Whether daily hair washing is harmful depends on the individual's scalp type, the shampoo used, and whether conditioner is applied afterward. For men with oily scalps: daily washing is often necessary and does not cause harm as long as the shampoo is not excessively harsh (sulfate-heavy formulas used daily can cause irritation in some people) and conditioner is used to replace moisture on the lengths. For men with normal scalps: daily washing is not necessary and may, over time, disrupt the scalp's oil production cycle. The scalp produces sebum as a protective mechanism. Washing it away daily trains the scalp to produce more sebum to compensate — some people notice their scalp becomes oilier over time with daily washing. Reducing to every other day often normalizes the oil cycle over 2 to 3 weeks. For men with dry scalps: daily washing is actively counterproductive. It removes the limited oils the scalp produces and is a common cause of dry scalp symptoms in men who otherwise have good hair health. The shampoo type matters: a gentle, moisturizing shampoo used daily does less scalp disruption than a clarifying or strong-sulfate shampoo. If daily washing is genuinely needed for your scalp type or product routine, choose a gentle formula appropriate for daily use. The conditioner rule: regardless of how often you shampoo, conditioning the lengths (not the scalp) helps maintain moisture balance and manageability. For very short hair where scalp application is unavoidable, use a lightweight conditioner or a conditioning rinse rather than a heavy leave-in.

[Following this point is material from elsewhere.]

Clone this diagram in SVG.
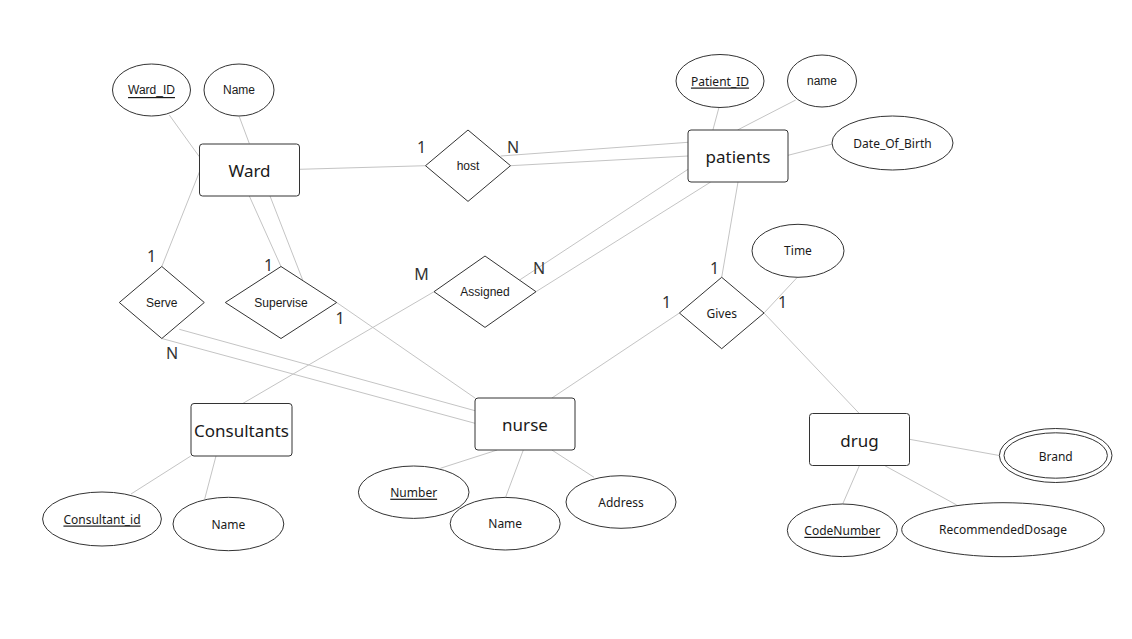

Does washing hair affect how a haircut looks?
How you wash and condition your hair does affect how the haircut looks and holds between barbershop visits. The main effects: product buildup and the fade: heavy product buildup on the hair and scalp can make a fade look dull or less precise between visits. The buildup changes how the hair lies and reflects light, which makes the gradient appear less clean. Regular washing appropriate to your product use keeps the hair in the condition it was in right after the barbershop. Hair health and movement: hair that is regularly moisturized (through appropriate conditioning and not over-stripped by washing) tends to hold a style better, have more natural movement, and look healthier overall. Dry, brittle hair from over-washing without conditioning or under-moisturized hair from under-washing with heavy product use both look worse in a haircut than well-maintained hair. Scalp flaking and the haircut: scalp flaking (from dry scalp or seborrheic dermatitis) is visible in short haircuts, particularly dark-hair cuts where white flakes are contrast against the scalp. Managing the underlying scalp condition — whether through appropriate washing frequency, medicated shampoo, or dermatologist guidance — is more effective than any haircut adjustment. Wash day timing: some men prefer to get their barbershop appointments shortly after a wash day when the hair is clean, product-free, and in its natural state. This allows the barber to see the hair as it actually grows rather than affected by day-old product. Others come with day-old product and have the barber work with it. Both approaches work — communicate with your barber about what you did that morning if they ask.